I am trying to get him a buddy but my dad doesn't even really like him, so it is hard, I am still trying. And thank you, he is my baby boy I love him and thanks, that cage was expensive but worth it


----------



## Kathleen (Jul 1, 2008)

The new cage looks nice and big.  I love that hammock thing. Judging by its pattern, it looks like it was made by the same company that made the hammock I have for my boys, though theirs is just a plain old hammock (whoa, that word got overused in that sentence).
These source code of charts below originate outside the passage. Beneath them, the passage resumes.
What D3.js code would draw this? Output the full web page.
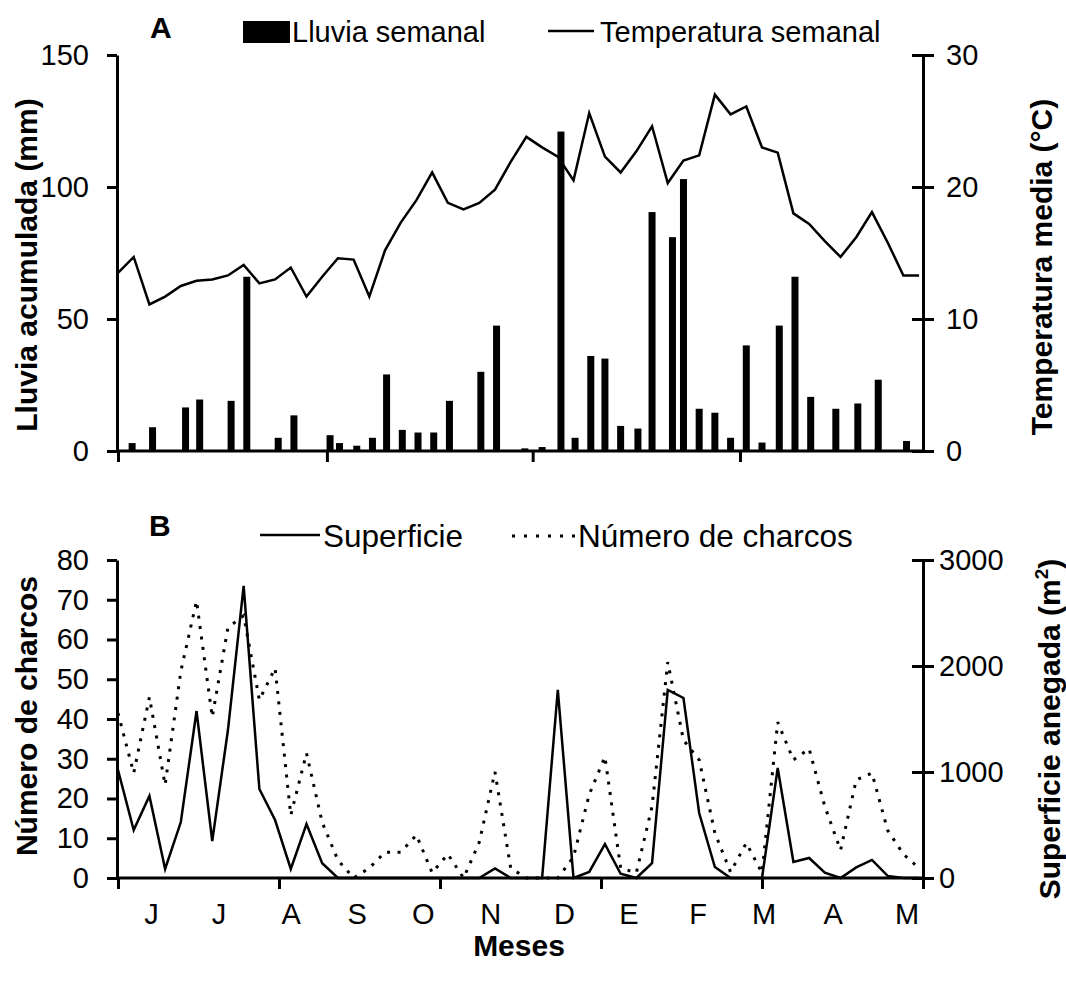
<!DOCTYPE html>
<html>
<head>
<meta charset="utf-8">
<script src="https://cdn.jsdelivr.net/npm/d3@7"></script>
<style>
  body { margin: 0; background: #fff; }
  svg text { font-family: "Liberation Sans", Arial, Helvetica, sans-serif; fill: #000; }
</style>
</head>
<body>
<script>
// ---- data ----
// panel A: weekly temperature (deg C), one value per week starting in June
var tempWeekly = [13.5, 14.7, 11.1, 11.7, 12.5, 12.9, 13.0, 13.3, 14.1, 12.7, 13.0, 13.9, 11.7,
                  13.2, 14.6, 14.5, 11.7, 15.2, 17.3, 19.0, 21.1, 18.8, 18.3, 18.8, 19.8, 21.9,
                  23.8, 23.0, 22.3, 20.5, 25.6, 22.3, 21.1, 22.7, 24.6, 20.3, 22.0, 22.4, 27.0,
                  25.5, 26.1, 23.0, 22.6, 18.0, 17.2, 15.9, 14.7, 16.2, 18.1, 15.8, 13.3, 13.3];

// panel A: weekly rain, position (week) and amount (mm)
var rainWeek = [0.9, 2.2, 4.3, 5.2, 7.2, 8.2, 10.2, 11.2, 13.5, 14.1, 15.2, 16.2, 17.1, 18.1,
                19.1, 20.1, 21.1, 23.1, 24.1, 25.9, 27.0, 28.2, 29.1, 30.1, 31.0, 32.0, 33.1,
                34.0, 35.3, 36.0, 37.0, 38.0, 39.0, 40.0, 41.0, 42.1, 43.1, 44.1, 45.7, 47.1,
                48.4, 50.2];
var rainMm = [3, 9, 16.5, 19.5, 19, 66, 5, 13.5, 6, 3, 2, 5, 29, 8,
              7, 7, 19, 30, 47.5, 1, 1.5, 121, 5, 36, 35, 9.5, 8.5,
              90.5, 81, 103, 16, 14.5, 5, 40, 3.2, 47.5, 66, 20.5, 16, 18,
              27, 3.8];

// panel B: flooded surface (m2) and number of ponds, weekly
var superficie = [1019, 453, 774, 85, 528, 1575, 349, 1396, 2755, 840, 547, 85, 509,
                  140, 0, 0, 0, 0, 0, 0, 0, 0, 0, 0, 90, 0,
                  0, 0, 1774, 0, 57, 320, 40, 0, 140, 1774, 1698, 613, 104,
                  0, 0, 0, 1038, 151, 189, 50, 0, 100, 170, 20, 0, 0];
var charcos = [41.5, 26.4, 45.5, 23.4, 52, 69.7, 40.5, 63, 66, 44.8, 52.8, 15.8, 31.4,
               14, 4.5, 0, 2.5, 6.5, 6.5, 10.8, 1.3, 6, 0, 9, 26.7, 2.5,
               0, 0, 0, 5.3, 21, 30.5, 2.5, 1.3, 18, 54.3, 34.7, 29.7, 11.3,
               1.5, 8.8, 1.3, 39.2, 29.7, 32.5, 18, 7, 24.7, 26.4, 12, 6, 2.5];

// axes
var monthLabels = ["J", "J", "A", "S", "O", "N", "D", "E", "F", "M", "A", "M"];
var monthWeek = [2.1, 6.4, 11.0, 15.2, 19.4, 23.7, 28.4, 32.5, 36.9, 41.1, 45.5, 50.2];
var topTickWeek = [0, 13.3, 26.4, 39.6];
var bottomTickWeek = [0, 10.25, 20.5, 30.75, 41, 51.25];
var rainTicks = [0, 50, 100, 150];
var tempTicks = [0, 10, 20, 30];
var charcoTicks = [0, 10, 20, 30, 40, 50, 60, 70, 80];
var supTicks = [0, 1000, 2000, 3000];

var W = 1066, H = 987;
var left = 117, right = 923;

var svg = d3.select("body").append("svg")
    .attr("width", W)
    .attr("height", H);

svg.append("rect").attr("width", W).attr("height", H).attr("fill", "#fff");

var x = d3.scaleLinear().domain([0, 51.25]).range([left + 1, right]);

var yRain = d3.scaleLinear().domain([0, 150]).range([451, 55]);
var yTemp = d3.scaleLinear().domain([0, 30]).range([451, 55]);
var yCharco = d3.scaleLinear().domain([0, 80]).range([878, 560]);
var ySup = d3.scaleLinear().domain([0, 3000]).range([878, 560]);

function styleAxis(g) {
  g.select(".domain").attr("stroke", "#000").attr("stroke-width", 3);
  g.selectAll(".tick line").attr("stroke", "#000").attr("stroke-width", 3);
  g.selectAll(".tick text").attr("font-size", 29).attr("fill", "#000")
    .attr("font-family", "'Liberation Sans', Arial, sans-serif");
}

// ===== panel A =====
svg.append("g").selectAll("rect")
    .data(rainMm)
  .enter().append("rect")
    .attr("x", function(d, i) { return x(rainWeek[i]) - 3.5; })
    .attr("width", 7)
    .attr("y", function(d) { return yRain(d); })
    .attr("height", function(d) { return yRain(0) - yRain(d); })
    .attr("fill", "#000");

var tempLine = d3.line()
    .x(function(d, i) { return x(i); })
    .y(function(d) { return yTemp(d); });

svg.append("path")
    .datum(tempWeekly)
    .attr("d", tempLine)
    .attr("fill", "none")
    .attr("stroke", "#000")
    .attr("stroke-width", 2.5);

// x axis A (ticks only)
var gxA = svg.append("g")
    .attr("transform", "translate(0," + yRain(0) + ")")
    .call(d3.axisBottom(x).tickValues(topTickWeek).tickSize(11).tickSizeOuter(0).tickFormat(""));
gxA.select(".domain").attr("d", "M" + left + ",0H" + right);
styleAxis(gxA);

var gyA = svg.append("g")
    .attr("transform", "translate(" + left + ",0)")
    .call(d3.axisLeft(yRain).tickValues(rainTicks).tickSize(10).tickSizeOuter(0).tickPadding(18));
styleAxis(gyA);

var gyA2 = svg.append("g")
    .attr("transform", "translate(" + right + ",0)")
    .call(d3.axisRight(yTemp).tickValues(tempTicks).tickSize(11).tickSizeOuter(0).tickPadding(12));
gyA2.selectAll(".tick line").attr("x1", -11);
styleAxis(gyA2);

// ===== panel B =====
var supLine = d3.line()
    .x(function(d, i) { return x(i); })
    .y(function(d) { return ySup(d); });
var charcoLine = d3.line()
    .x(function(d, i) { return x(i); })
    .y(function(d) { return yCharco(d); });

svg.append("path")
    .datum(charcos)
    .attr("d", charcoLine)
    .attr("fill", "none")
    .attr("stroke", "#000")
    .attr("stroke-width", 3)
    .attr("stroke-dasharray", "3,7.5");

svg.append("path")
    .datum(superficie)
    .attr("d", supLine)
    .attr("fill", "none")
    .attr("stroke", "#000")
    .attr("stroke-width", 2.5);

var gxB = svg.append("g")
    .attr("transform", "translate(0," + yCharco(0) + ")")
    .call(d3.axisBottom(x).tickValues(bottomTickWeek).tickSize(11).tickSizeOuter(0).tickFormat(""));
gxB.select(".domain").attr("d", "M" + left + ",0H" + right);
styleAxis(gxB);

// month labels
var gm = svg.append("g")
    .attr("transform", "translate(0," + yCharco(0) + ")")
    .call(d3.axisBottom(x).tickValues(monthWeek).tickSize(0).tickPadding(25)
      .tickFormat(function(d, i) { return monthLabels[i]; }));
gm.select(".domain").remove();
styleAxis(gm);

var gyB = svg.append("g")
    .attr("transform", "translate(" + left + ",0)")
    .call(d3.axisLeft(yCharco).tickValues(charcoTicks).tickSize(10).tickSizeOuter(0).tickPadding(18));
styleAxis(gyB);

var gyB2 = svg.append("g")
    .attr("transform", "translate(" + right + ",0)")
    .call(d3.axisRight(ySup).tickValues(supTicks).tickSize(11).tickSizeOuter(0).tickPadding(5)
      .tickFormat(d3.format("d")));
gyB2.selectAll(".tick line").attr("x1", -11);
styleAxis(gyB2);

// ===== titles =====
function vTitle(txt, xPos, yMid) {
  return svg.append("text")
    .attr("transform", "translate(" + xPos + "," + yMid + ") rotate(-90)")
    .attr("text-anchor", "middle")
    .attr("font-size", 30)
    .attr("font-weight", "bold")
    .text(txt);
}
vTitle("Lluvia acumulada (mm)", 37, 265);
vTitle("Temperatura media (°C)", 1052, 267);
vTitle("Número de charcos", 37, 716);
var supTitle = vTitle("Superficie anegada (m", 1060, 729);
supTitle.append("tspan").attr("font-size", 19).attr("dy", -12).text("2");
supTitle.append("tspan").attr("dy", 12).text(")");

svg.append("text")
    .attr("x", 519).attr("y", 956)
    .attr("text-anchor", "middle")
    .attr("font-size", 30)
    .attr("font-weight", "bold")
    .text("Meses");

svg.append("text").attr("x", 150).attr("y", 38)
    .attr("font-size", 30).attr("font-weight", "bold").text("A");
svg.append("text").attr("x", 149).attr("y", 536)
    .attr("font-size", 30).attr("font-weight", "bold").text("B");

// ===== legends =====
svg.append("rect").attr("x", 243).attr("y", 21).attr("width", 47).attr("height", 22).attr("fill", "#000");
svg.append("text").attr("x", 292).attr("y", 42).attr("font-size", 29).text("Lluvia semanal");

svg.append("line").attr("x1", 548).attr("x2", 594).attr("y1", 31).attr("y2", 31)
    .attr("stroke", "#000").attr("stroke-width", 2.5);
svg.append("text").attr("x", 600).attr("y", 42).attr("font-size", 29).text("Temperatura semanal");

svg.append("line").attr("x1", 260).attr("x2", 320).attr("y1", 535).attr("y2", 535)
    .attr("stroke", "#000").attr("stroke-width", 2.5);
svg.append("text").attr("x", 323).attr("y", 547).attr("font-size", 31.5).text("Superficie");

svg.append("line").attr("x1", 512).attr("x2", 576).attr("y1", 536).attr("y2", 536)
    .attr("stroke", "#000").attr("stroke-width", 3).attr("stroke-dasharray", "3,9");
svg.append("text").attr("x", 578).attr("y", 547).attr("font-size", 31.5).text("Número de charcos");
</script>
</body>
</html>
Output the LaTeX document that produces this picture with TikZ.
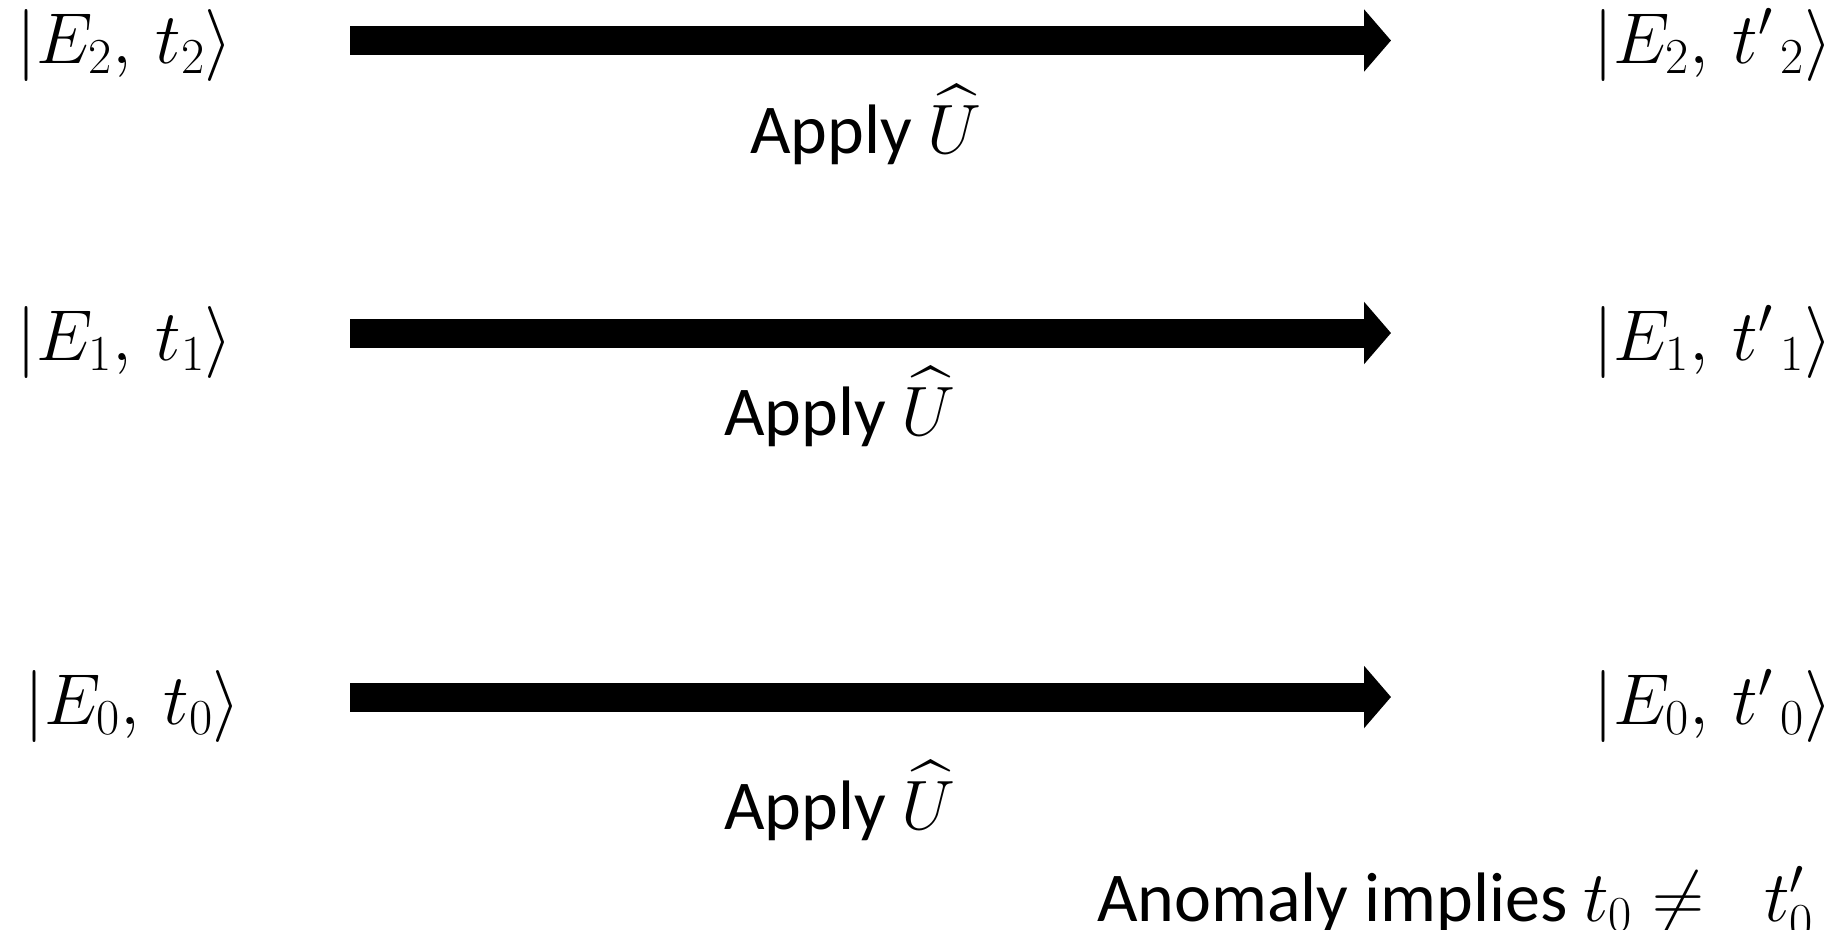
\RequirePackage{fix-cm}
\documentclass[tikz,border=0pt]{standalone}
\usepackage[no-math]{fontspec}
\setmainfont{Carlito}
\DeclareFontFamily{OMX}{cmex}{}
\DeclareFontShape{OMX}{cmex}{m}{n}{<-> cmex10}{}
\usetikzlibrary{arrows.meta}
\newcommand\opU{\widehat{U}}
\newcommand\tpr{{t'\mkern2mu}}
\begin{document}
\begin{tikzpicture}[x=1pt,y=-1pt,
  lbl/.style={anchor=base west, inner sep=0pt, font=\fontsize{72}{86}\selectfont},
  caption/.style={anchor=base, inner sep=0pt, font=\fontsize{70}{84}\selectfont},
  bigarrow/.style={line width=29pt, -{Triangle[length=27pt,width=61pt]}}]
\useasboundingbox (0,0) rectangle (1843,929);
% left states
\node[lbl] (l2) at (16,63) {$|E_2,\, t_2\rangle$};
\node[lbl] (l1) at (16,360) {$|E_1,\, t_1\rangle$};
\node[lbl] (l0) at (24,724) {$|E_0,\, t_0\rangle$};
% right states
\node[lbl] (r2) at (1593,63) {$|E_2,\, \tpr_2\rangle$};
\node[lbl] (r1) at (1593,360) {$|E_1,\, \tpr_1\rangle$};
\node[lbl] (r0) at (1593,724) {$|E_0,\, \tpr_0\rangle$};
% arrow ends
\coordinate (s2) at (350,40.5);  \coordinate (e2) at (1391,40.5);
\coordinate (s1) at (350,333);   \coordinate (e1) at (1391,333);
\coordinate (s0) at (350,697);   \coordinate (e0) at (1391,697);
\draw[bigarrow] (s2) -- (e2);
\draw[bigarrow] (s1) -- (e1);
\draw[bigarrow] (s0) -- (e0);
% captions
\node[caption] (a2) at (866,153) {Apply $\opU$};
\node[caption] (a1) at (840,435) {Apply $\opU$};
\node[caption] (a0) at (840,829) {Apply $\opU$};
\node[caption, anchor=base west] (an) at (1097,921) {Anomaly implies {\fontsize{72}{86}\selectfont$t_0 \neq\;\; t'_0$}};
\end{tikzpicture}
\end{document}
Anyway, great cage and cute rat! Definitely keep workin' on your dad, even if you have to steer him over here so we can tell him all the reasons a rat needs a roomie. 

...and I just noticed your thread about getting him a friend. *thumbs up!*


----------



## Randi (May 25, 2008)

Best of luck with your dad!


----------



## Apollo1229 (Jun 2, 2008)

I have sent him a nice long thing to read about it, so hopefully he will read it and understand and let me bring artemis home, i want him home so much


----------



## Stace87 (Jun 24, 2008)

Good luck, I hope it works!


----------



## Apollo1229 (Jun 2, 2008)

My boys are both amazing, Artemis is fully back to normal, he isn't sick anymore, so it is awesome, I can't wait to get him home, GAH I hate waiting


----------



## Stace87 (Jun 24, 2008)

How long do you have to wait?


----------



## Apollo1229 (Jun 2, 2008)

I bought him 2 weeks ago, and my friend is watching him, and I am just waiting for my dad to decide. I just want both of my boys home, they are so cute and cuddly


----------